PTL-PRS: an R package for transfer learning of polygenic risk scores with pseudovalidation.
Summary: Polygenic risk scores (PRSs) are essential tools for predicting individual phenotypic risk but often lack accuracy in non-European ancestry groups. Transfer Learning for Polygenic Risk Scores (TL-PRS) addresses this challenge by leveraging European PRSs to improve prediction in underrepresented ancestries but requires privacy-sensitive individual-level data and has low computational efficiency. Therefore, we introduce PTL-PRS (Pseudovalidated Transfer Learning for PRS), an extension of TL-PRS that incorporates pseudovalidation to eliminate the need for individual-level data and includes further software optimization. For pseudovalidation, PTL-PRS generates pseudo-summary statistics for training and validation and evaluates model performance with the pseudo-R2 metric. To improve computational efficiency, PTL-PRS software was optimized with C ++, blockwise early stopping, and direct genotype retrieval. Overall, PTL-PRS enhances usability while maintaining TL-PRS's predictive performance.

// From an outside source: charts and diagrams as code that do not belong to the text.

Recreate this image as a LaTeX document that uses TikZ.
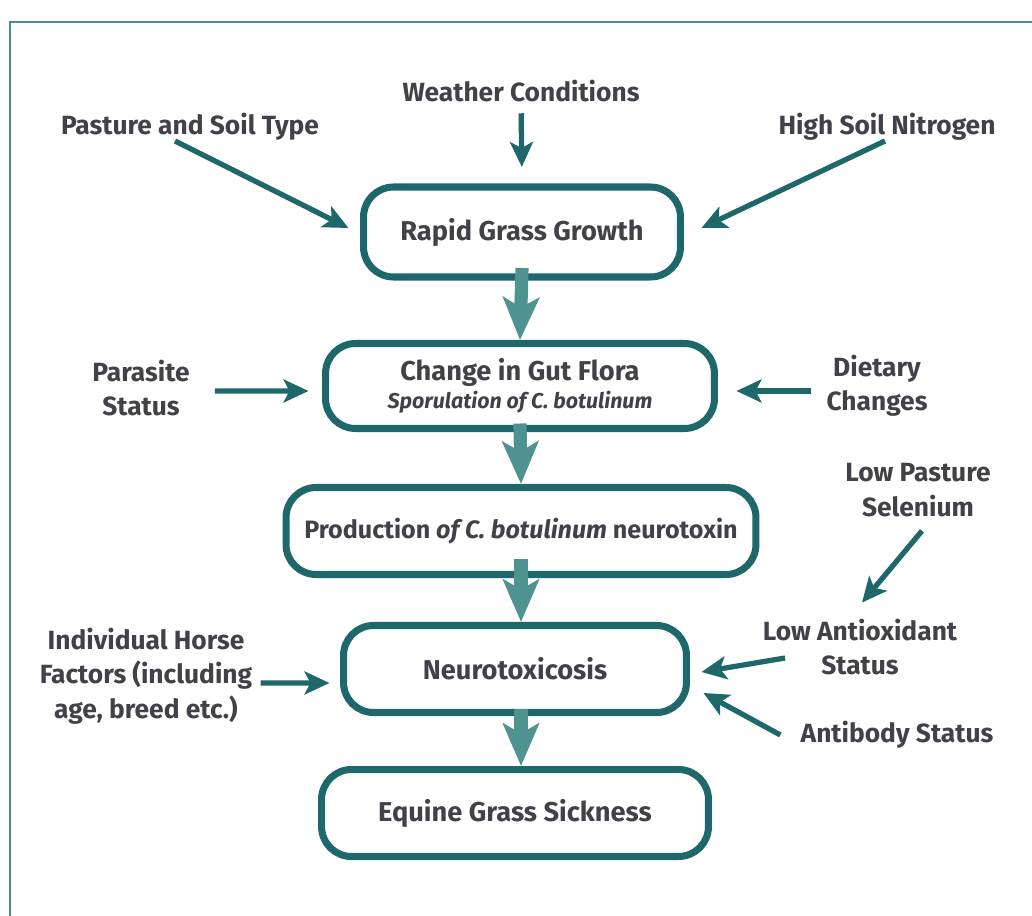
\documentclass[tikz,border=0pt]{standalone}
\usepackage{fontspec}
\setmainfont{Fira Sans}
\usepackage{tikz}
\usetikzlibrary{arrows.meta,positioning}
\definecolor{egsdark}{HTML}{1E676A}
\definecolor{egslight}{HTML}{4F9391}
\definecolor{egsframe}{HTML}{4B8C89}
\definecolor{egstext}{HTML}{414149}
\tikzset{
  egsbox/.style={draw=egsdark, line width=4pt, rounded corners=0.6cm, align=center,
    text=egstext, font=\bfseries\fontsize{15.5}{18}\selectfont},
  egslabel/.style={inner sep=0pt, align=center, text=egstext,
    font=\bfseries\fontsize{15}{19.5}\selectfont},
  egsarrow/.style={draw=egsdark, line width=3pt,
    -{Stealth[length=0.5cm, width=0.46cm, inset=0.12cm]}},
  egsflow/.style={draw=egslight, line width=7.5pt,
    -{Stealth[length=0.85cm, width=0.72cm, inset=0.2cm]}},
}
\begin{document}
\begin{tikzpicture}[x=0.02cm, y=-0.02cm]
  \useasboundingbox (0,0) rectangle (1032,916);
  % open frame, top and left sides only
  \draw[egsframe, line width=1.7pt] (1040,22) -- (10,22) -- (10,930);

  % main chain
  \node[egsbox, minimum width=6.34cm, minimum height=1.8cm] (grow) at (522,232)
    {Rapid Grass Growth};
  \node[egsbox, minimum width=7.78cm, minimum height=1.7cm] (flora) at (520,386)
    {Change in Gut Flora\\[-2pt]
     {\fontsize{12.2}{14}\selectfont\itshape Sporulation of C. botulinum}};
  \node[egsbox, minimum width=9.4cm, minimum height=1.74cm,
    font=\bfseries\fontsize{14.3}{16}\selectfont] (prod) at (521,531)
    {Production \textit{of C. botulinum} neurotoxin};
  \node[egsbox, minimum width=6.86cm, minimum height=1.74cm] (neuro) at (515,669)
    {Neurotoxicosis};
  \node[egsbox, minimum width=7.74cm, minimum height=1.74cm] (sick) at (515,813)
    {Equine Grass Sickness};

  % contributing factors
  \node[egslabel] (weather) at (521,91) {Weather Conditions};
  \node[egslabel] (pasture) at (190,127) {Pasture and Soil Type};
  \node[egslabel] (nitrogen) at (887,127) {High Soil Nitrogen};
  \node[egslabel] (parasite) at (141,388) {Parasite\\Status};
  \node[egslabel] (dietary) at (877,386) {Dietary\\Changes};
  \node[egslabel] (selenium) at (918,490) {Low Pasture\\Selenium};
  \node[egslabel] (antiox) at (860,647) {Low Antioxidant\\Status};
  \node[egslabel] (horse) at (146,676) {Individual Horse\\Factors (including\\age, breed etc.)};
  \node[egslabel] (antibody) at (897,735) {Antibody Status};

  % thick flow arrows
  \draw[egsflow] ([yshift=0.25cm]grow.south) -- (flora.north);
  \draw[egsflow] ([yshift=0.17cm]flora.south) -- (prod.north);
  \draw[egsflow] ([yshift=0.39cm]prod.south) -- (prod.south |- neuro.north);
  \draw[egsflow] ([yshift=0.15cm]prod.south |- neuro.south) -- (prod.south |- sick.north);

  % factor arrows
  \draw[egsarrow, shorten <=0.22cm, shorten >=0.33cm] (weather.south) -- (grow.north);
  \draw[egsarrow] ([xshift=-0.3cm]pasture.south) -- ([xshift=-0.23cm, yshift=0.08cm]grow.west);
  \draw[egsarrow] ([xshift=-0.04cm]nitrogen.south) -- ([xshift=0.35cm, yshift=0.08cm]grow.east);
  \draw[egsarrow, shorten <=0.5cm, shorten >=0.27cm]
    ([yshift=-0.06cm]parasite.east) -- ([yshift=-0.1cm]flora.west);
  \draw[egsarrow, shorten <=0.3cm, shorten >=0.37cm]
    ([yshift=-0.1cm]dietary.west) -- ([yshift=-0.1cm]flora.east);
  \draw[egsarrow] ([xshift=0.08cm, yshift=-0.28cm]selenium.south) -- ([xshift=0.04cm, yshift=0.32cm]antiox.north);
  \draw[egsarrow] ([xshift=0.45cm, yshift=-0.22cm]antiox.west) -- ([xshift=0.23cm, yshift=-0.06cm]neuro.east);
  \draw[egsarrow] ([xshift=-0.4cm]antibody.west) -- ([xshift=0.27cm, yshift=-0.48cm]neuro.east);
  \draw[egsarrow] ([xshift=0.16cm, yshift=-0.14cm]horse.east) -- ([xshift=-0.21cm, yshift=-0.28cm]neuro.west);
\end{tikzpicture}
\end{document}
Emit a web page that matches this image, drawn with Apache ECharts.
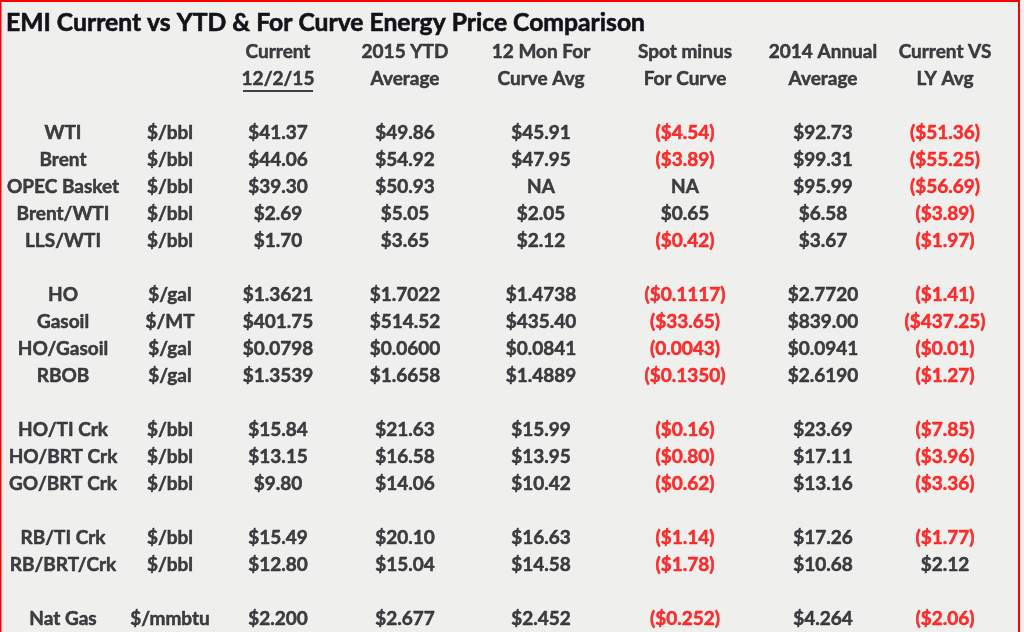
<!DOCTYPE html>
<html>
<head>
<meta charset="utf-8">
<script src="https://cdn.jsdelivr.net/npm/echarts@6/dist/echarts.min.js"></script>
<style>
  html, body { margin: 0; padding: 0; background: #efefed; }
  #main { width: 1024px; height: 632px; }
</style>
</head>
<body>
<div id="main"></div>
<script>
// table content, one array per column (null = spacer row)
const products = ['WTI', 'Brent', 'OPEC Basket', 'Brent/WTI', 'LLS/WTI', null,
  'HO', 'Gasoil', 'HO/Gasoil', 'RBOB', null,
  'HO/TI Crk', 'HO/BRT Crk', 'GO/BRT Crk', null,
  'RB/TI Crk', 'RB/BRT/Crk', null,
  'Nat Gas']
const units = ['$/bbl', '$/bbl', '$/bbl', '$/bbl', '$/bbl', null,
  '$/gal', '$/MT', '$/gal', '$/gal', null,
  '$/bbl', '$/bbl', '$/bbl', null,
  '$/bbl', '$/bbl', null,
  '$/mmbtu']
const decimals = [2, 2, 2, 2, 2, null, 4, 2, 4, 4, null, 2, 2, 2, null, 2, 2, null, 3]
const current = [41.37, 44.06, 39.30, 2.69, 1.70, null,
  1.3621, 401.75, 0.0798, 1.3539, null,
  15.84, 13.15, 9.80, null, 15.49, 12.80, null, 2.200]
const ytd2015 = [49.86, 54.92, 50.93, 5.05, 3.65, null,
  1.7022, 514.52, 0.0600, 1.6658, null,
  21.63, 16.58, 14.06, null, 20.10, 15.04, null, 2.677]
const forCurve = [45.91, 47.95, 'NA', 2.05, 2.12, null,
  1.4738, 435.40, 0.0841, 1.4889, null,
  15.99, 13.95, 10.42, null, 16.63, 14.58, null, 2.452]
const spotMinusCurve = [-4.54, -3.89, 'NA', 0.65, -0.42, null,
  -0.1117, -33.65, -0.0043, -0.1350, null,
  -0.16, -0.80, -0.62, null, -1.14, -1.78, null, -0.252]
const annual2014 = [92.73, 99.31, 95.99, 6.58, 3.67, null,
  2.7720, 839.00, 0.0941, 2.6190, null,
  23.69, 17.11, 13.16, null, 17.26, 10.68, null, 4.264]
const vsLastYear = [-51.36, -55.25, -56.69, -3.89, -1.97, null,
  -1.41, -437.25, -0.01, -1.27, null,
  -7.85, -3.96, -3.36, null, -1.77, 2.12, null, -2.06]
const noDollarSpot = ['HO/Gasoil']

const headerTop = ['', '', 'Current', '2015 YTD', '12 Mon For', 'Spot minus', '2014 Annual', 'Current VS']
const headerBottom = ['', '', '12/2/15', 'Average', 'Curve Avg', 'For Curve', 'Average', 'LY Avg']

// layout
const colWidths = [126, 88, 128, 126, 146, 142, 134, 110]
const colCenters = []
colWidths.reduce((acc, w) => { colCenters.push(acc + w / 2); return acc + w }, 0)
const headerRows = 3
const rowCount = headerRows + products.length
const rowNames = []
for (let i = 0; i < rowCount; i++) rowNames.push('r' + i)

const dark = '#121318'
const red = '#ff0000'

function money (v, d, dollar) {
  if (typeof v === 'string') return v
  const s = (dollar === false ? '' : '$') + Math.abs(v).toFixed(d)
  return v < 0 ? '(' + s + ')' : s
}

let cells = []
headerTop.forEach((t, c) => { if (t) cells.push({ value: [colCenters[c], 0], text: t, color: dark }) })
headerBottom.forEach((t, c) => { if (t) cells.push({ value: [colCenters[c], 1], text: t, color: dark }) })

products.forEach((p, i) => {
  if (p === null) return
  const r = headerRows + i
  const d = decimals[i]
  cells.push({ value: [colCenters[0], r], text: p, color: dark })
  cells.push({ value: [colCenters[1], r], text: units[i], color: dark })
  cells.push({ value: [colCenters[2], r], text: money(current[i], d), color: dark })
  cells.push({ value: [colCenters[3], r], text: money(ytd2015[i], d), color: dark })
  cells.push({ value: [colCenters[4], r], text: money(forCurve[i], d), color: dark })
  cells.push({
    value: [colCenters[5], r],
    text: money(spotMinusCurve[i], d, noDollarSpot.indexOf(p) < 0),
    color: spotMinusCurve[i] < 0 ? red : dark
  })
  cells.push({ value: [colCenters[6], r], text: money(annual2014[i], d), color: dark })
  cells.push({ value: [colCenters[7], r], text: money(vsLastYear[i], 2), color: vsLastYear[i] < 0 ? red : dark })
})

let myChart = echarts.init(document.getElementById('main'))
myChart.setOption({
  backgroundColor: '#efefed',
  animation: false,
  title: {
    text: 'EMI Current vs YTD & For Curve Energy Price Comparison',
    left: 1,
    top: 6,
    textStyle: {
      fontFamily: 'Lato',
      fontWeight: 'bold',
      fontSize: 24.7,
      color: dark,
      textBorderColor: dark,
      textBorderWidth: 0.6
    }
  },
  grid: {
    left: 0,
    width: 1024,
    top: 38.5,
    height: 27.1 * rowCount
  },
  xAxis: {
    type: 'value',
    min: 0,
    max: 1024,
    show: false
  },
  yAxis: {
    type: 'category',
    data: rowNames,
    inverse: true,
    show: false
  },
  series: [
    {
      type: 'scatter',
      symbolSize: 0,
      silent: true,
      data: cells.map(c => ({
        value: c.value,
        label: { formatter: c.text, color: c.color, textBorderColor: c.color }
      })),
      label: {
        show: true,
        position: 'inside',
        fontFamily: 'Lato',
        fontWeight: 'bold',
        fontSize: 19,
        textBorderWidth: 0.5
      }
    },
    {
      // underline under the date header
      type: 'scatter',
      symbol: 'rect',
      symbolSize: [70, 2],
      symbolOffset: [0, 12],
      silent: true,
      itemStyle: { color: dark },
      data: [[colCenters[2], 1]]
    }
  ],
  graphic: [
    {
      type: 'rect',
      silent: true,
      shape: { x: 0.5, y: 1, width: 1018.5, height: 660 },
      style: { fill: 'none', stroke: red, lineWidth: 2 }
    }
  ]
})
</script>
</body>
</html>
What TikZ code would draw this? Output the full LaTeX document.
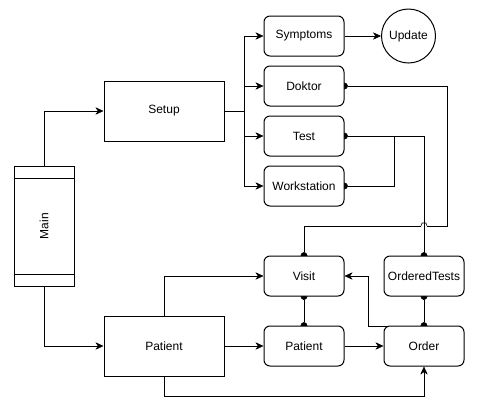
\documentclass[tikz,border=0pt]{standalone}
\usepackage{fontspec}
\setmainfont{Liberation Sans}
\usetikzlibrary{arrows.meta,backgrounds}

\tikzset{every picture/.style={line width=0.75pt}}
\tikzset{
  box/.style={draw, fill=white, minimum width=90pt, minimum height=45pt, inner sep=0pt, font=\fontsize{9}{11}\selectfont},
  rbox/.style={draw, fill=white, rounded corners=4.5pt, minimum width=60pt, minimum height=30pt, inner sep=0pt, font=\fontsize{9}{11}\selectfont},
  arr/.style={-{Stealth[length=6pt,width=5.5pt,inset=1.8pt]}},
  dots/.style={{Circle[length=5pt]}-{Circle[length=5pt]}, shorten <=-2.5pt, shorten >=-2.5pt},
  dotstart/.style={{Circle[length=5pt]}-, shorten <=-2.5pt},
  dotend/.style={-{Circle[length=5pt]}, shorten >=-2.5pt}
}

\begin{document}
\begin{tikzpicture}[x=0.75pt,y=0.75pt,yscale=-1,xscale=1]
\useasboundingbox (0,0) rectangle (483,412);

%Shape: Process (Main)
\node [draw, fill=white, minimum width=45pt, minimum height=90pt, inner sep=0pt] (main) at (44,226) {};
\draw (14,178) -- (74,178) ;
\draw (14,274) -- (74,274) ;
% Text Node
\node [rotate=90, font=\fontsize{9}{11}\selectfont] (maintxt) at (44,226) {Main};

%Shape: Rectangle
\node [box] (setup) at (164,111) {Setup};
\node [box] (patient) at (164,346) {Patient};

%Shape: Rounded Rectangle
\node [rbox] (symptoms) at (304,36) {Symptoms};
\node [rbox] (doktor) at (304,86) {Doktor};
\node [rbox] (test) at (304,136) {Test};
\node [rbox] (workstation) at (304,186) {Workstation};
\node [rbox] (visit) at (304,276) {Visit};
\node [rbox] (orderedtests) at (424,276) {OrderedTests};
\node [rbox] (patientsm) at (304,346) {Patient};
\node [rbox] (order) at (424,346) {Order};

%Shape: Circle
\node [draw, fill=white, circle, minimum size=40.5pt, inner sep=0pt, font=\fontsize{9}{11}\selectfont] (update) at (408.5,36) {Update};

% bend points
\coordinate (branch) at (244,111);
\coordinate (dkcorner) at (447,226);
\coordinate (jumpr) at (427,226);
\coordinate (jumpl) at (421,226);
\coordinate (wsjoin) at (394,136);
\coordinate (pbottom) at (164,396);
\coordinate (ostart) at (388,326);
\coordinate (obend) at (368,326);

\begin{scope}[on background layer]
%Straight Lines
\draw [arr] (main.north) |- (setup.west) ;
\draw [arr] (main.south) |- (patient.west) ;
\draw [arr] (setup.east) -- (branch) |- (symptoms.west) ;
\draw [arr] (branch) |- (doktor.west) ;
\draw [arr] (branch) |- (test.west) ;
\draw [arr] (branch) |- (workstation.west) ;
\draw [arr] (symptoms) -- (update) ;

%Doktor to Visit, with a jump over the Test line
\draw [dotstart] (doktor.east) -| (dkcorner) -- (jumpr) ;
\draw (jumpr) -- ++(-1,-3) -- ++(-4,0) -- (jumpl) ;
\draw [dotend] (jumpl) -| (visit.north) ;
\draw [dots] (test.east) -| (orderedtests.north) ;
\draw [dotstart] (workstation.east) -| (wsjoin) -| (orderedtests.north) ;

\draw [dots] (visit.south) -- (patientsm.north) ;
\draw [dots] (orderedtests.south) -- (order.north) ;

\draw [arr] (patient.north) |- (visit.west) ;
\draw [arr] (patient.east) -- (patientsm.west) ;
\draw [arr] (patient.south) -- (pbottom) -| (order.south) ;
\draw [arr] (patientsm.east) -- (order.west) ;
\draw [arr] (ostart) -- (obend) |- (visit.east) ;
\end{scope}

\end{tikzpicture}
\end{document}
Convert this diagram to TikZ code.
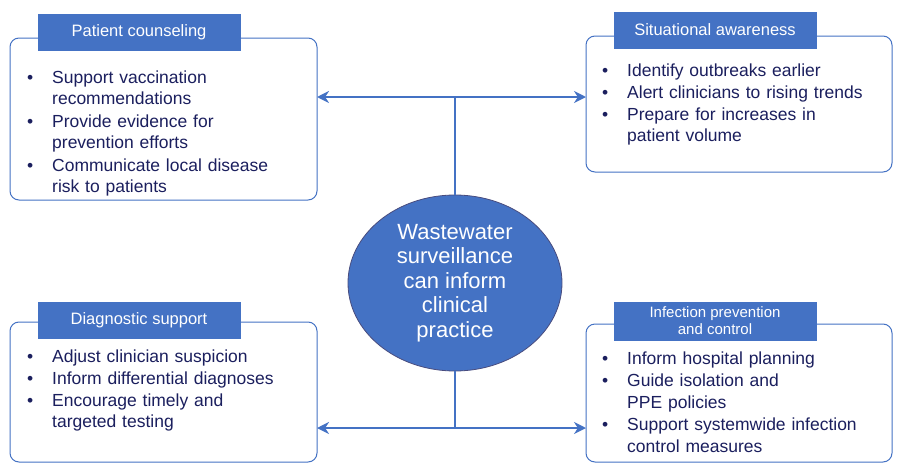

Availability and implementation: The PTL.PRS R package is publicly available on GitHub at https://github.com/bokeumcho/PTL.PRS. The summary statistics used in this paper are available in the public domain: UK Biobank (https://pheweb.org/UKB-TOPMed), PGS Catalog (https://www.pgscatalog.org), COVID-19 Host Genetics Initiative (https://www.covid19hg.org) and GenOMICC (https://genomicc.org/data).
Supplementary information: Supplementary data are available at Bioinformatics online.